Roma demitizza il suo Pantheon ed è la terra della fondazione che si oppone
alla riva del fiume e bagnandosi si rende fertile. Alba, la bianca, è l’essenza
della natura che produce capi selvaggi che fatalmente scompaiono nei flutti del
fiume, principesse violate che svaniscono nelle acque tremule dei suoi laghi
circolari sul cui fondo giacciono verità nascoste. Roma cerca le sue origini
perdute e le intreccia con la realtà storica, è per questa via che l’Urbe
genera saghe e leggende, ma non miti. Orazio é un eroe-vittima, un essere glorioso
ma anche una vile canaglia. Come Romolo è un fratricida, come Remo è un empio.

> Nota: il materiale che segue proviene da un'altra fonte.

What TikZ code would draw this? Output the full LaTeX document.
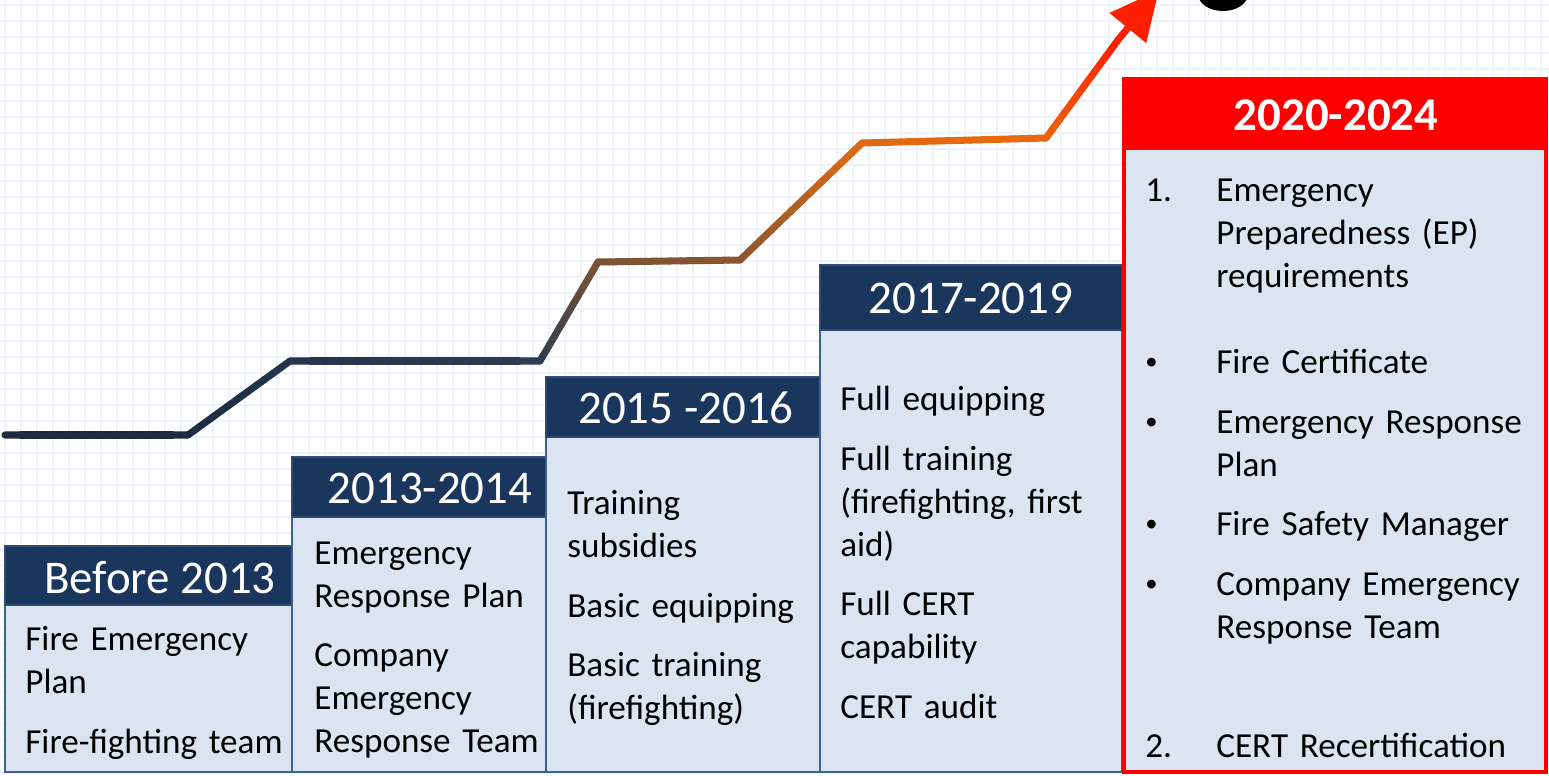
\documentclass[tikz,border=0pt]{standalone}
\usepackage{fontspec}
\setmainfont{Carlito}
\usetikzlibrary{calc,arrows.meta}

\definecolor{navyhead}{HTML}{1B365D}
\definecolor{navyedge}{HTML}{2E4B72}
\definecolor{bodyfill}{HTML}{DBE5F1}
\definecolor{bodyedge}{HTML}{3F5F8E}
\definecolor{gridblue}{HTML}{EEF3FA}
\definecolor{boxred}{HTML}{FF0000}
\definecolor{lnA}{HTML}{1C2B42}
\definecolor{lnB}{HTML}{24344C}
\definecolor{lnC}{HTML}{2E3B52}
\definecolor{lnD}{HTML}{7A5236}
\definecolor{lnE}{HTML}{8A5630}
\definecolor{lnF}{HTML}{E06A14}
\definecolor{lnG}{HTML}{E8680C}
\definecolor{lnH}{HTML}{FF1E00}

\tikzset{
	gridline/.style={gridblue, line width=0.85pt},
	headbox/.style={fill=navyhead, draw=navyedge, line width=1.2pt},
	bodybox/.style={fill=bodyfill, draw=bodyedge, line width=1.5pt},
	yearlabel/.style={text=white, inner sep=0pt, anchor=base, font=\fontsize{26.7}{30}\selectfont},
	itemtext/.style={inner sep=0pt, anchor=base west, align=left, text width=8cm, font=\fontsize{20}{24.5}\selectfont},
	marker/.style={inner sep=0pt, anchor=base west, font=\fontsize{20}{24.5}\selectfont},
	dotmark/.style={inner sep=0pt, anchor=base west, font=\fontsize{14}{16}\selectfont},
	trend/.style={line width=4pt, line cap=round},
}

\begin{document}
\begin{tikzpicture}[x=0.02cm, y=-0.02cm]
	\useasboundingbox (0,0) rectangle (1549,775);
	\clip (0,0) rectangle (1549,775);
	\fill[white] (0,0) rectangle (1549,775);

	%Grid
	\foreach \gx in {5,21,...,1549}
		\draw[gridline] (\gx,0) -- (\gx,775);
	\foreach \gy in {5,21,...,775}
		\draw[gridline] (0,\gy) -- (1549,\gy);

	%Trend
	\coordinate (p0) at (5,435);
	\coordinate (p1) at (188,435);
	\coordinate (p2) at (290,361);
	\coordinate (p3) at (540,361);
	\coordinate (p4) at (598,262);
	\coordinate (p5) at (740,260);
	\coordinate (p6) at (862,143);
	\coordinate (p7) at (1046,138);
	\coordinate (p8) at (1118,40);
	\coordinate (tip) at (1159,-10);
	\foreach \a/\b/\ca/\cb in {p0/p1/lnA/lnA, p1/p2/lnA/lnB, p2/p3/lnB/lnC, p3/p4/lnC/lnD, p4/p5/lnD/lnE, p5/p6/lnE/lnF, p6/p7/lnF/lnG, p7/p8/lnG/lnH}
		\foreach \k in {0,...,11} {
			\pgfmathsetmacro\s{\k/12}
			\pgfmathsetmacro\e{(\k+1)/12}
			\pgfmathtruncatemacro\m{100-(\k+0.5)*100/12}
			\draw[trend, \ca!\m!\cb] ($(\a)!\s!(\b)$) -- ($(\a)!\e!(\b)$);
		}
	\draw[line width=4pt, lnH, -{Triangle[length=28pt,width=26pt]}] (p8) -- (tip);
	\fill[black] (1223,-6) ellipse [x radius=0.5cm, y radius=0.34cm];

	%Columns
	\draw[bodybox] (5,605) rectangle (292,772);
	\draw[headbox] (5,546) rectangle (292,605);
	\draw[bodybox] (292,517) rectangle (546,772);
	\draw[headbox] (292,457) rectangle (546,517);
	\draw[bodybox] (546,437) rectangle (820,772);
	\draw[headbox] (546,377) rectangle (820,437);
	\draw[bodybox] (820,330) rectangle (1122,772);
	\draw[headbox] (820,265) rectangle (1122,330);
	\draw[fill=bodyfill, draw=boxred, line width=2.8pt] (1124,79) rectangle (1546,772);
	\fill[boxred] (1124,79) rectangle (1546,150);

	%Years
	\node[yearlabel] (y1) at (160,593) {Before 2013};
	\node[yearlabel] (y2) at (430,503) {2013-2014};
	\node[yearlabel] (y3) at (686,423) {2015 -2016};
	\node[yearlabel] (y4) at (971,313) {2017-2019};
	\node[yearlabel, font=\fontsize{26.7}{30}\selectfont\bfseries] (y5) at (1336,130) {2020-2024};

	%Before 2013
	\node[itemtext] (fep) at (25,650) {Fire Emergency\\Plan};
	\node[itemtext] (fft) at (25,753) {Fire-fighting team};

	%2013-2014
	\node[itemtext] (erp) at (314,564) {Emergency\\Response Plan};
	\node[itemtext] (cert1) at (314,666) {Company\\Emergency\\Response Team};

	%2015-2016
	\node[itemtext] (sub) at (567,514) {Training\\subsidies};
	\node[itemtext] (beq) at (567,617) {Basic equipping};
	\node[itemtext] (btr) at (567,676) {Basic training\\(firefighting)};

	%2017-2019
	\node[itemtext] (feq) at (840,410) {Full equipping};
	\node[itemtext] (ftr) at (840,470) {Full training\\(firefighting, first\\aid)};
	\node[itemtext] (fcc) at (840,615) {Full CERT\\capability};
	\node[itemtext] (cau) at (840,718) {CERT audit};

	%2020-2024
	\node[marker] (n1) at (1145,201) {1.};
	\node[itemtext] (epr) at (1216,201) {Emergency\\Preparedness (EP)\\requirements};
	\node[dotmark] (b1) at (1145,369) {\textbullet};
	\node[itemtext] (fce) at (1216,373) {Fire Certificate};
	\node[dotmark] (b2) at (1145,429) {\textbullet};
	\node[itemtext] (erp2) at (1216,433) {Emergency Response\\Plan};
	\node[dotmark] (b3) at (1145,531) {\textbullet};
	\node[itemtext] (fsm) at (1216,535) {Fire Safety Manager};
	\node[dotmark] (b4) at (1145,591) {\textbullet};
	\node[itemtext] (cert2) at (1216,595) {Company Emergency\\Response Team};
	\node[marker] (n2) at (1145,757) {2.};
	\node[itemtext] (rec) at (1216,757) {CERT Recertification};
\end{tikzpicture}
\end{document}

E’ l’assassino di sua sorella, una fanciulla colpevole di amoreggiare con il
suo sposo albano. Il diritto infine acconsente al passaggio che immette nella
città mediante la porta schiusa di Giano Quirino e da quella porta il tragico
corteo mestamente rientra in città. Tutti tornano a casa, tutti ad eccezione di
Orazia che giace nella gelida fossa espropriata alla terra che accorda così la
nuova fondazione. La fondazione si ripete con una nuova fondazione, al costo
della vita di Orazia che si spegne nei pressi della Porta Capena. Alba, mater
urbis, non conosce più il tempo, è lo spazio indeterminato dell’origine, il
luogo ormai senza forma ed estraneo alla storia. Alba ha solo il mito, il tempo
che la separa dall’origine produce un’apparenza bugiarda, un’immagine
menzognera, un inganno omicida. Roma inventa il tempo storico. Due città, madre
e figlia, due ipotesi contrapposte, necessariamente complementari, perché
l’uomo non vive nella natura, vive nella storia. Sarà la Rivelazione cristiana
a dire che la storia che si afferma non è altro che il mito nascosto che l’uomo
vede sdoppiato. Ma il Dio cristiano non è un doppio, la natura umana e la
natura divina sono unite nella persona del Verbo senza confusione, né
separazione. La potenza divina si manifesta nella Misericordia, un tipo di
conoscenza che contiene anche l’odio e l’imperfezione, perché li ha assunti su
di Sé come rischio, il rischio della Croce.